After the murder of Tupac and incarceration of Suge Knight, Death Row fell apart in late 1996. But by that time G-Funk had already thoroughly infused itself into the DNA of hip hop. Today, elements of G-Funk have spread throughout popular music, and it’s hard to find an artist these days that isn’t in some way influenced by the G-Funk sound. That said though, West Coast artists like Kendrick Lamar, YG, Schoolboy Q, Nipsey Hussle, Freddie Gibbs, 03 Greedo, Vince Staples, Saweetie and SOBxRBE are particularly credited for carrying on the tradition of Cali-style hip hop. Kendrick’s 2012 album Good Kid, M.A.A.D. City, executive produced by Dr. Dre, is considered a modern-day classic, chronicling the trials and tribulations of growing up in Compton, California. Much like The Chronic did 20 years earlier, Kendrick was able to connect with people around the world who had never heard of Compton before by telling his life's stories through catchy, accessible music. “I wrote most of my first album in my mom’s kitchen,” Kendrick said to Interview Magazine, “and now I can go around the world and hear people recite those lyrics, and understand the story, even though they’re not from the same area I grew up in.”
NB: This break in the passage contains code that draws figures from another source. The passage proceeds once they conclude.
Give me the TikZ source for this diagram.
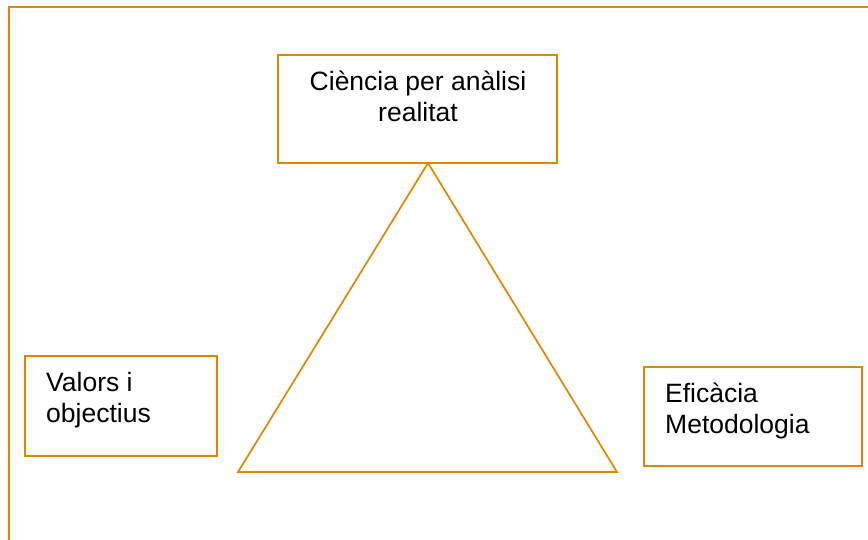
\documentclass[tikz,border=0pt]{standalone}
\usepackage{fontspec}
\setmainfont{Liberation Sans}
\usetikzlibrary{positioning}
\definecolor{boxorange}{RGB}{224,134,0}
\tikzstyle{block} = [draw=boxorange, line width=2.2pt, fill=white, rectangle, inner sep=0pt]
\tikzstyle{caption} = [inner sep=0pt, align=left]

\begin{document}
\begin{tikzpicture}[x=1pt, y=-1pt]
    \tikzset{font={\fontsize{26.5pt}{31pt}\selectfont}}
    \useasboundingbox (0,0) rectangle (868,540);
    % Outer frame
    \draw [boxorange, line width=2.2pt] (868,7) -- (9,7) -- (9,540);
    % Triangle
    \draw [boxorange, line width=1.7pt, line join=miter] (428,163) coordinate (apex) -- (617,472) coordinate (rgt) -- (238,472) coordinate (lft) -- cycle;
    % Boxes
    \node [block, minimum width=279pt, minimum height=108pt] (sci) at (417.5,109) {};
    \node [block, minimum width=192pt, minimum height=100pt] (val) at (121,406) {};
    \node [block, minimum width=218pt, minimum height=99pt] (efi) at (753,416.5) {};
    \node [caption, align=center, anchor=base] (scitxt) at (418,121.5) {Ciència per anàlisi\\realitat};
    \node [caption, anchor=base west] (valtxt) at (46,422.5) {Valors i\\objectius};
    \node [caption, anchor=base west] (efitxt) at (665,433) {Eficàcia\\Metodologia};
\end{tikzpicture}
\end{document}
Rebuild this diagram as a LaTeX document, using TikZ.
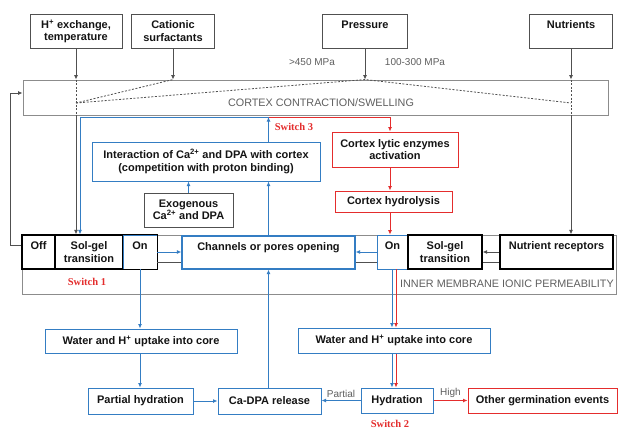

G-Funk’s roots in P-Funk are as strong today as they ever have been. George Clinton guested on the track “Wesley’s Theory” from Kendrick’s 2015 album To Pimp a Butterfly, which quoted the classic hook “We want the funk!” from Parliament’s 1975 song “Give Up The Funk.” WhoSampled.com has pointed out the noticeable similarities between Childish Gambino's 2016 song "Redbone" and Bootsy Collins' 1976 song "I'd Rather Be With You." Bootsy Collins also appeared on Kali Uchis’ 2018 song “After The Storm (ft. Tyler the Creator),” contributing a classic funky Bootsy bassline. And the band’s still together! Parliament just released a bumping new album this year called “Medicaid Fraud Dogg.” Just as G-Funk carried on the legacy of P-Funk, it’s clear that the next generation will continue to push G-Funk far into the future.